Release of national poll showing strong bipartisan public support for changes to border policies, worker protections, roadmap to citizenship and new due process protections
WASHINGTON, April 16, 2013 /PRNewswire-USNewswire/ -- In reacting to the Senate Gang of Eight's bill, the newly-formed group CAMBIO – Campaign for Accountable, Moral and Balanced Immigration Overhaul – notes that results of a national survey it commissioned and is releasing today indicate that a bipartisan majority of Americans supports common sense immigration reform that protects human rights along the border, promotes constitutional rights, and strengthens workers' protections.
Speaking for CAMBIO, steering committee member Marielena Hincapie of the National Immigration Law Center said, "The bi-partisan Gang of Eight is about to deliver on its promise to finally bring our immigration laws in line with our economic and societal needs. The reports we've seen indicate that the soon-to-be-introduced bill is a good sign of progress, but it is just the beginning in what should be an open, honest, and transparent dialogue between lawmakers and the American public. We expect that proposed legislation will untie the hands of immigration judges and allow them to look at all the facts of an immigrant's case; and give border patrol agents the training they need as well as the oversight and accountability we deserve to protect basic rights at the border. However, many serious concerns remain, including increasing militarization of the border and expanding deportation mechanisms as well as insufficient protections of workers' rights. As we continue to review the legislation in the coming days, CAMBIO would like to remind lawmakers that the human factor and the importance of upholding our American values cannot be forgotten."
As a coalition of national and regional organizations working on immigration reform and dedicated to bringing justice and common sense to our immigration system, CAMBIO is organized around the principles of advocating for laws and policies that create a fair system for immigrants to become citizens; ban indefinite detention; allow due process for all Americans; make enforcement systems accountable; protect civil and human rights; encourage a better border to protect the quality of life in the borderlands; prevent the abuse of vulnerable Americans; and keep families together.
Specifically, the poll shows that Republicans, Democrats and Independents alike overwhelmingly support stronger safeguards in the federal employment database and stricter enforcement of wage and safety standards; favor giving higher priority to stopping drugs and weapons from crossing the border than to stopping people; and support giving judges the opportunity to look at the facts of a case before determining whether an immigrant should be deported.
The national poll, conducted by Belden Russonello Strategists, surveyed 1,000 registered voters by telephone from March 15-27, 2013 and found that:
- When presented with two approaches, over seven in ten (73%) agree that "we can make the border safer if we create a common-sense immigration process that provides a way for people to come here legally, so fewer people will sneak in, and border patrol can focus on serious problems like drug and human trafficking." Only 24% said that the border must be secure before immigration reform can move forward.
- Eight in ten (80%) agree that "we should uphold American values of due process and human rights, which means immigrants should not be deported without a judge being able to evaluate the circumstances of their case." 54% strongly agree.
- Nine in ten (89%) agree that "immigration reform should protect the rights of both U.S.-born and immigrant workers because all workers deserve dignity and freedom from exploitation." Seven in ten voters (69%) strongly agree.
- Over eight in ten (85%) say immigration reform should "make stopping drug and weapon trafficking along the border a higher priority for border patrol than stopping illegal immigrants," including 60% who strongly support this policy.
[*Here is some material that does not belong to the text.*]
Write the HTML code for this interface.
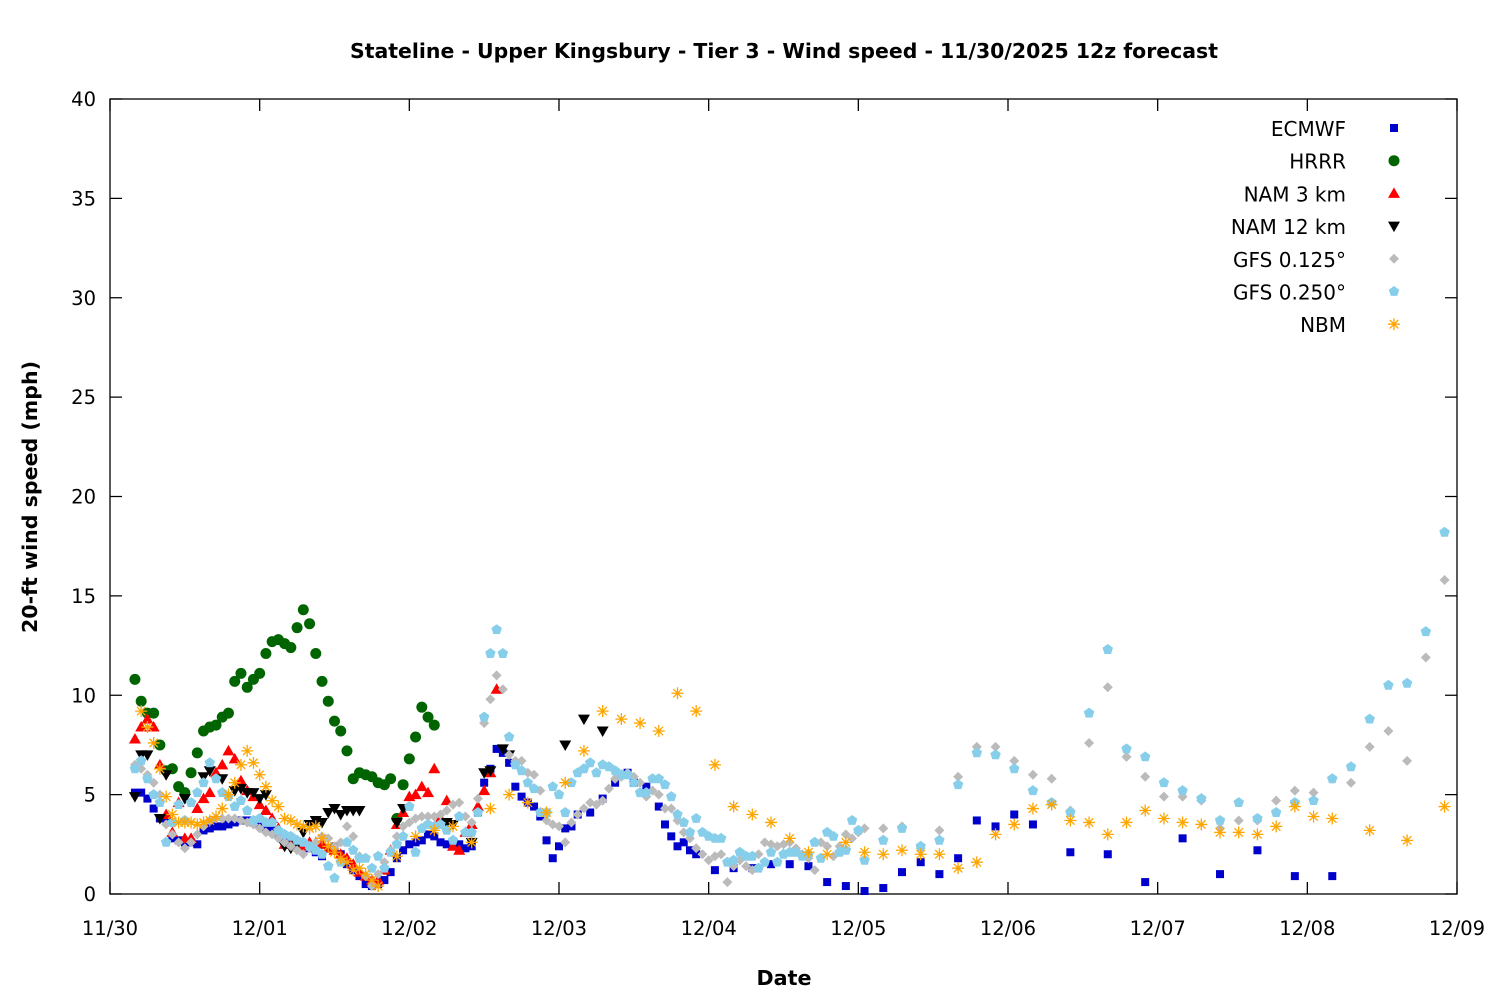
<!DOCTYPE html>
<html><head><meta charset="utf-8"><style>
body{margin:0;background:#fff}
svg text{font-family:"DejaVu Sans","Liberation Sans",sans-serif;fill:#000}
</style></head><body>
<svg id="chart" width="1500" height="1000" viewBox="0 0 1500 1000" xmlns="http://www.w3.org/2000/svg">
<rect width="1500" height="1000" fill="#fff"/>
<text x="784" y="58" text-anchor="middle" font-size="20" font-weight="bold" textLength="868" lengthAdjust="spacingAndGlyphs">Stateline - Upper Kingsbury - Tier 3 - Wind speed - 11/30/2025 12z forecast</text>
<text x="784" y="985" text-anchor="middle" font-size="20" font-weight="bold" textLength="55" lengthAdjust="spacingAndGlyphs">Date</text>
<text transform="translate(37,497) rotate(-90)" text-anchor="middle" font-size="20" font-weight="bold" textLength="272" lengthAdjust="spacingAndGlyphs">20-ft wind speed (mph)</text>
<g id="axes"></g>
<g id="marks"></g>
<g id="legend"></g>
</svg>
<script>
const yTicks=[0,5,10,15,20,25,30,35,40];
const xTickLabels=["11/30","12/01","12/02","12/03","12/04","12/05","12/06","12/07","12/08","12/09"];
function rng(a,b,s){const r=[];for(let h=a;h<=b;h+=s)r.push(h);return r;}

const ecmwfHours=rng(4,75,1).concat([77,79,81,83,84,86,88,89,90,91,92,93,94,97,100,103,106,109,112,115,118,121,124,127,130,133,136,139,142,145,148,154,160,166,172,178,184,190,196]);
const ecmwfVals=[5.1,5.1,4.8,4.3,3.8,3.8,2.8,2.7,2.6,2.6,2.5,3.2,3.3,3.4,3.4,3.5,3.6,3.7,3.7,3.6,3.5,3.3,3.2,3.0,2.8,2.7,2.5,2.4,2.3,2.1,1.9,2.3,2.4,2.0,1.5,1.2,0.9,0.5,0.4,0.5,0.7,1.1,1.8,2.2,2.5,2.6,2.7,3.0,2.9,2.6,2.5,2.4,2.5,2.3,2.4,4.1,5.6,6.3,7.3,7.1,6.6,5.4,4.9,4.6,4.4,3.9,2.7,1.8,2.4,3.3,3.4,4.0,
4.1,4.8,5.6,6.1,5.6,5.4,4.4,3.5,2.9,2.4,2.6,2.2,2.0,1.2,1.3,1.3,1.5,1.5,1.4,0.6,0.4,0.15,0.3,1.1,1.6,1.0,1.8,3.7,3.4,4.0,3.5,2.1,2.0,0.6,2.8,1.0,2.2,0.9,0.9];

const hrrrHours=rng(4,52,1);
const hrrrVals=[10.8,9.7,9.1,9.1,7.5,6.2,6.3,5.4,5.1,6.1,7.1,8.2,8.4,8.5,8.9,9.1,10.7,11.1,10.4,10.8,11.1,12.1,12.7,12.8,12.6,12.4,13.4,14.3,13.6,12.1,10.7,9.7,8.7,8.2,7.2,5.8,6.1,6.0,5.9,5.6,5.5,5.8,3.8,5.5,6.8,7.9,9.4,8.9,8.5];

const nam3Hours=rng(4,62,1);
const nam3Vals=[7.8,8.4,8.8,8.4,6.5,4.0,3.1,4.6,2.8,2.8,4.3,4.8,5.1,6.1,6.5,7.2,6.8,5.7,5.2,4.9,4.5,4.2,3.8,3.3,2.5,2.5,2.6,2.4,2.6,2.6,2.5,2.3,2.2,2.0,1.8,1.5,1.1,0.9,0.7,0.7,1.2,2.2,3.5,4.1,4.9,5.0,5.4,5.1,6.3,3.8,4.7,2.4,2.2,3.1,3.5,4.4,5.2,6.1,10.3];

const nam12Hours=[4,5,6,8,9,12,15,16,18,20,21,22,23,24,25,28,29,30,31,32,33,34,35,36,37,38,39,40,46,47,54,55,58,60,61,63,64,73,76,79];
const nam12Vals=[4.9,7.0,7.0,3.8,6.0,4.8,5.9,6.2,5.8,5.2,5.3,5.1,5.1,4.8,5.0,2.4,2.3,2.5,3.1,3.5,3.7,3.6,4.1,4.3,4.0,4.2,4.2,4.2,3.6,4.3,3.6,3.5,2.6,6.1,6.2,7.3,7.0,7.5,8.8,8.2];

const gfs125Hours=rng(4,120,1).concat(rng(121,214,3));
const gfs125Vals=[6.5,6.3,6.0,5.6,5.0,3.5,3.0,2.6,2.3,2.6,3.0,3.4,3.7,3.8,3.8,3.8,3.8,3.7,3.6,3.5,3.3,3.1,3.0,2.8,2.6,2.4,2.2,2.0,2.3,2.6,2.9,2.8,2.4,2.6,3.4,2.9,1.9,0.9,0.4,1.0,1.6,2.2,2.9,3.4,3.6,3.8,3.9,3.9,3.9,4.0,4.2,4.5,4.6,3.9,3.6,4.8,8.6,9.8,11.0,10.3,7.0,6.7,6.7,6.1,6.0,5.2,3.7,3.5,3.4,2.6,3.6,4.0,4.3,4.6,4.5,4.7,5.3,5.8,5.9,6.1,5.9,5.6,4.9,5.2,5.0,4.3,4.3,3.7,3.1,2.8,2.3,2.0,1.7,1.9,2.0,0.6,1.4,1.7,1.4,1.2,2.0,2.6,2.5,2.4,2.5,2.6,2.3,2.0,1.8,1.2,2.6,2.4,1.9,2.4,3.0,2.8,3.1,
3.3,3.3,3.4,2.3,3.2,5.9,7.4,7.4,6.7,6.0,5.8,4.2,7.6,10.4,6.9,5.9,4.9,4.9,4.7,3.3,3.7,3.7,4.7,5.2,5.1,5.8,5.6,7.4,8.2,6.7,11.9,15.8];

const gfs250Hours=rng(4,120,1).concat(rng(121,214,3));
const gfs250Vals=[6.3,6.7,5.8,5.0,4.6,2.6,3.6,4.5,3.7,4.6,5.1,5.6,6.6,5.8,5.1,4.9,4.4,4.7,4.2,3.7,3.8,3.6,3.6,3.2,3.0,2.9,2.7,2.6,2.4,2.2,2.0,1.4,0.8,1.6,2.6,2.2,1.8,1.8,1.3,1.9,1.3,2.1,2.5,2.9,4.4,2.1,3.3,3.5,3.4,3.5,3.2,2.7,3.9,3.1,3.1,4.1,8.9,12.1,13.3,12.1,7.9,6.5,6.2,5.6,5.3,4.1,4.1,5.4,5.0,4.1,5.6,6.1,6.3,6.6,6.1,6.5,6.4,6.2,6.0,6.0,5.6,5.1,5.1,5.8,5.8,5.5,4.9,4.0,3.6,3.1,3.8,3.1,2.9,2.8,2.8,1.6,1.7,2.1,1.9,1.9,1.3,1.6,2.1,1.6,2.0,2.1,2.1,1.9,2.0,2.6,1.8,3.1,2.9,2.1,2.2,3.7,3.2,
1.7,2.7,3.3,2.4,2.7,5.5,7.1,7.0,6.3,5.2,4.6,4.1,9.1,12.3,7.3,6.9,5.6,5.2,4.8,3.7,4.6,3.8,4.1,4.6,4.7,5.8,6.4,8.8,10.5,10.6,13.2,18.2];

const nbmHours=rng(5,43,1).concat(rng(46,196,3)).concat([202,208,214]);
const nbmVals=[9.2,8.4,7.6,6.3,4.9,4.0,3.6,3.6,3.6,3.5,3.6,3.7,3.9,4.3,5.0,5.6,6.5,7.2,6.6,6.0,5.4,4.7,4.4,3.8,3.7,3.5,3.4,3.3,3.4,2.8,2.4,2.1,1.8,1.6,1.2,1.3,1.0,0.7,0.4,
1.9,2.9,3.2,3.4,2.6,4.3,5.0,4.6,4.1,5.6,7.2,9.2,8.8,8.6,8.2,10.1,9.2,6.5,4.4,4.0,3.6,2.8,2.1,2.0,2.6,2.1,2.0,2.2,2.0,2.0,1.3,1.6,3.0,3.5,4.3,4.5,3.7,3.6,3.0,3.6,4.2,3.8,3.6,3.5,3.1,3.1,3.0,3.4,4.4,3.9,3.8,3.2,2.7,4.4];

const seriesNames=["ECMWF","HRRR","NAM 3 km","NAM 12 km","GFS 0.125°","GFS 0.250°","NBM"];

const X0=110,X1=1457,Y0=894,Y1=99;
const xs=h=>X0+(X1-X0)*h/216;
const ys=v=>Y0-(Y0-Y1)*v/40;
const NS="http://www.w3.org/2000/svg";
function mk(tag,attrs,parent){const e=document.createElementNS(NS,tag);for(const k in attrs)e.setAttribute(k,attrs[k]);parent.appendChild(e);return e;}

const axes=document.getElementById('axes');
const frame=mk('rect',{x:X0,y:Y1,width:X1-X0,height:Y0-Y1,fill:'none',stroke:'#000','stroke-width':1.3},axes);


yTicks.forEach(v=>{
  const y=ys(v);
  const t=mk('path',{d:`M${X0} ${y}h12M${X1} ${y}h-12`,stroke:'#000','stroke-width':1.3},axes);
  
  
  const l=mk('text',{x:96,y:y+7,'text-anchor':'end','font-size':19.5},axes);
  l.textContent=v;
  
  
});
xTickLabels.forEach((s,i)=>{
  const x=xs(i*24);
  const t=mk('path',{d:`M${x} ${Y0}v-12M${x} ${Y1}v12`,stroke:'#000','stroke-width':1.3},axes);
  
  
  const l=mk('text',{x:x,y:935,'text-anchor':'middle','font-size':19.5},axes);
  l.textContent=s;
  
  
});

function marker(kind,x,y,g){
  let e;
  if(kind===0)e=mk('rect',{x:x-4,y:y-4,width:8,height:8,fill:'#0000cc'},g);
  else if(kind===1)e=mk('circle',{cx:x,cy:y,r:5.5,fill:'#006400'},g);
  else if(kind===2)e=mk('path',{d:`M${x} ${y-6}L${x+6} ${y+4.5}L${x-6} ${y+4.5}Z`,fill:'#ff0000'},g);
  else if(kind===3)e=mk('path',{d:`M${x} ${y+6}L${x+6} ${y-4.5}L${x-6} ${y-4.5}Z`,fill:'#000'},g);
  else if(kind===4)e=mk('path',{d:`M${x} ${y-5}L${x+5} ${y}L${x} ${y+5}L${x-5} ${y}Z`,fill:'#bbbbbb'},g);
  else if(kind===5){let d='';for(let i=0;i<5;i++){const a=-Math.PI/2+i*2*Math.PI/5;d+=(i?'L':'M')+(x+5.5*Math.cos(a)).toFixed(1)+' '+(y+5.5*Math.sin(a)).toFixed(1);}e=mk('path',{d:d+'Z',fill:'#87ceeb'},g);}
  else e=mk('path',{d:`M${x-6} ${y}h12M${x} ${y-6}v12M${x-4.2} ${y-4.2}l8.4 8.4M${x-4.2} ${y+4.2}l8.4 -8.4`,stroke:'#ffa500','stroke-width':1.3,fill:'none'},g);
  return e;
}
const marks=document.getElementById('marks');
const allH=[ecmwfHours,hrrrHours,nam3Hours,nam12Hours,gfs125Hours,gfs250Hours,nbmHours];
const allV=[ecmwfVals,hrrrVals,nam3Vals,nam12Vals,gfs125Vals,gfs250Vals,nbmVals];
const seriesIds=['ecmwf','hrrr','nam3','nam12','gfs125','gfs250','nbm'];
allH.forEach((hs,k)=>{
  const g=mk('g',{},marks);
  
  
  const vs=allV[k];
  for(let i=0;i<Math.min(hs.length,vs.length);i++){
    const m=marker(k,xs(hs[i]),ys(vs[i]),g);
    
    
  }
});
const legend=document.getElementById('legend');
seriesNames.forEach((n,k)=>{
  const y=128+k*32.7;
  const g=mk('g',{},legend);
  
  
  const t=mk('text',{x:1346,y:y+8,'text-anchor':'end','font-size':20},g);
  t.textContent=n;
  marker(k,1394,y,g);
});
</script>
</body></html>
Nine in ten Democrats (90%) and eight in ten Republicans (84%) and independents (82%) support making stopping drug and weapon trafficking a higher priority.
CAMBIO's members include American Civil Liberties Union, the ACLU Regional Center for Border Rights, the Border Network for Human Rights, Detention Watch Network, National Day Laborer Organizing Network, National Domestic Workers Alliance, the National Guest Worker Alliance, the National Immigration Law Center, Rights Working Group, Southern Border Communities Coalition, Immigrant Justice Network, Northern Borders Coalition.